I argue somewhat otherwise. Rome was always more of an agriculturally based society unlike the Phonecians, Carthaginians, Greeks, Trojans and others more tactically based upon the coastlines of their regions. Ever notice that these coastal empires were much more loosely based, smaller, stretched thinly than when compared to larger sedentary empires?
Rome came on the scene much later than Phenecians, Carthaginians, Greeks and Trojans. Some claim Romans descended from Trojans. The Empire that drove the center of Phonecian world from east Mediterrenean to Carthage was the Persian Empire. The various thalassocracy appeared "loosely based, smaller, stretched thinly" because they all had very small population. The very fact that they were "empires" at all was because their sea-born trade system was generating far greater wealth for them than farming would, especially on their own poor soil. It's like saying Brits had a very thinly spread empire compared to Russians and Chinese, but if the 10 million or so Brits circa 1800 had been on a continent, they would have been nobodies.

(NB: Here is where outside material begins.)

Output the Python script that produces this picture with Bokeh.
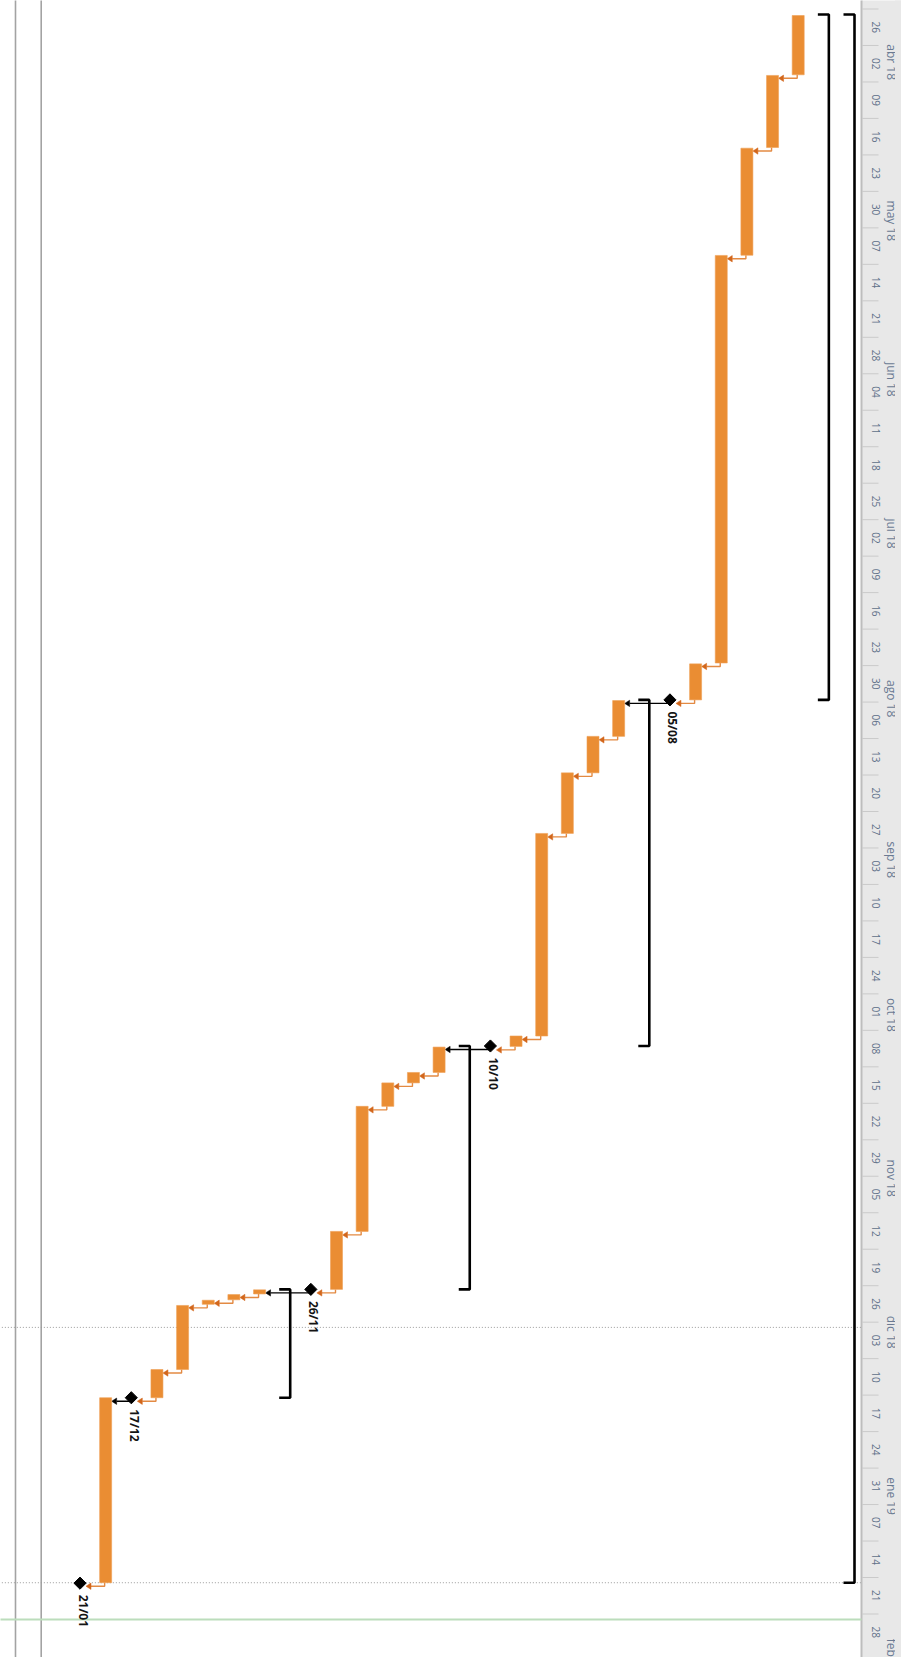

They occupy what could be seen as one half of the nomadic demographic in world population living under the notions of travel and migration based on ship travel instead of riding on horse despite apparently having conducted themselves inside city walls. Even the Greeks who were supposedly a great sea peoples ended up controlling a less than decent portion of land, patchwork comes to mind
Many Greek states started off with very poor and broken land to begin with. That's why some of the city states took to the seaborne trade. And through seaborne trade, at the peak of its power, Athens was controlling practically all the agricultural output of the Black Sea coast, the bread basket of Europe at that time.
The patchwork was what allowed various Greek city states to try their own things and find out what works . . . instead of say a Spartan Emperor enforcing a sea ban on the rest of Greece, as a way of protecting the price of agro products from Pelopennese.
until it was Alexander that gave them a truly solid empire. But Alexander was from Macedonia and being further inland thought differently about empire.
Alexander's universal empire lasted only a few years. There were only a dozen years from his becoming king of Macedonia to his death, when his empire fell apart. Not sure why that's called "truly solid empire." Although Alexander himself strived to leave his Greek subjects alone and not debase them with "oriental despotism" which his newly conquered Persia was bringing him, his universal empire did eventually bring to Greece the "oriental despotic" influences that Athens and Sparta fought so hard and succeeded against a couple hundred years earlier.
Sea empire usually deal with trade and their network are tactical to seeking trends of income and ways of surviving away from predatory outsiders that they are rarely made aware of larger ambitions away from the piecemeal dominance of the coastlines.
Yes, it's called profit motives and doing the sensible thing. Land empires do tend to suffer from megalomania more often. On rare occasions that might actually succeed temporarily, but most aspiring "kings of the world" inland never got anywhere despite drenching their subjects in rivers of blood. Some deep inland nomads seem to be afflicted even worse with this megalomania. When one only looks at the "successful" ones, the study would suffer from data point selection bias.
It was no terrific feat that Rome could conquer all these comparatively small and defenseless places. Even the Punic wars were fought by underdeveloped Roman ships against a water savvy people of the Carthaginians and the Romans still won.
Carthage was not defenseless. It had dominated the west Med for some 500 years before finally being vanquished by Rome, all while having a very small population (partly due to its child-sacrificing religion); it was founded by a small band of refugees from Phonecia only around 800BC on a small patch of "leased" land. Carthage lost the 1st Punic War because some dingbats in the Carthage senate decided to disband the navy in order to expand the empire inland in Africa (perhaps to get more farm land?). That's the most important among the three Punic wars, as that defeat meant Rome would be in control of the sea lines of communication in subsequent wars.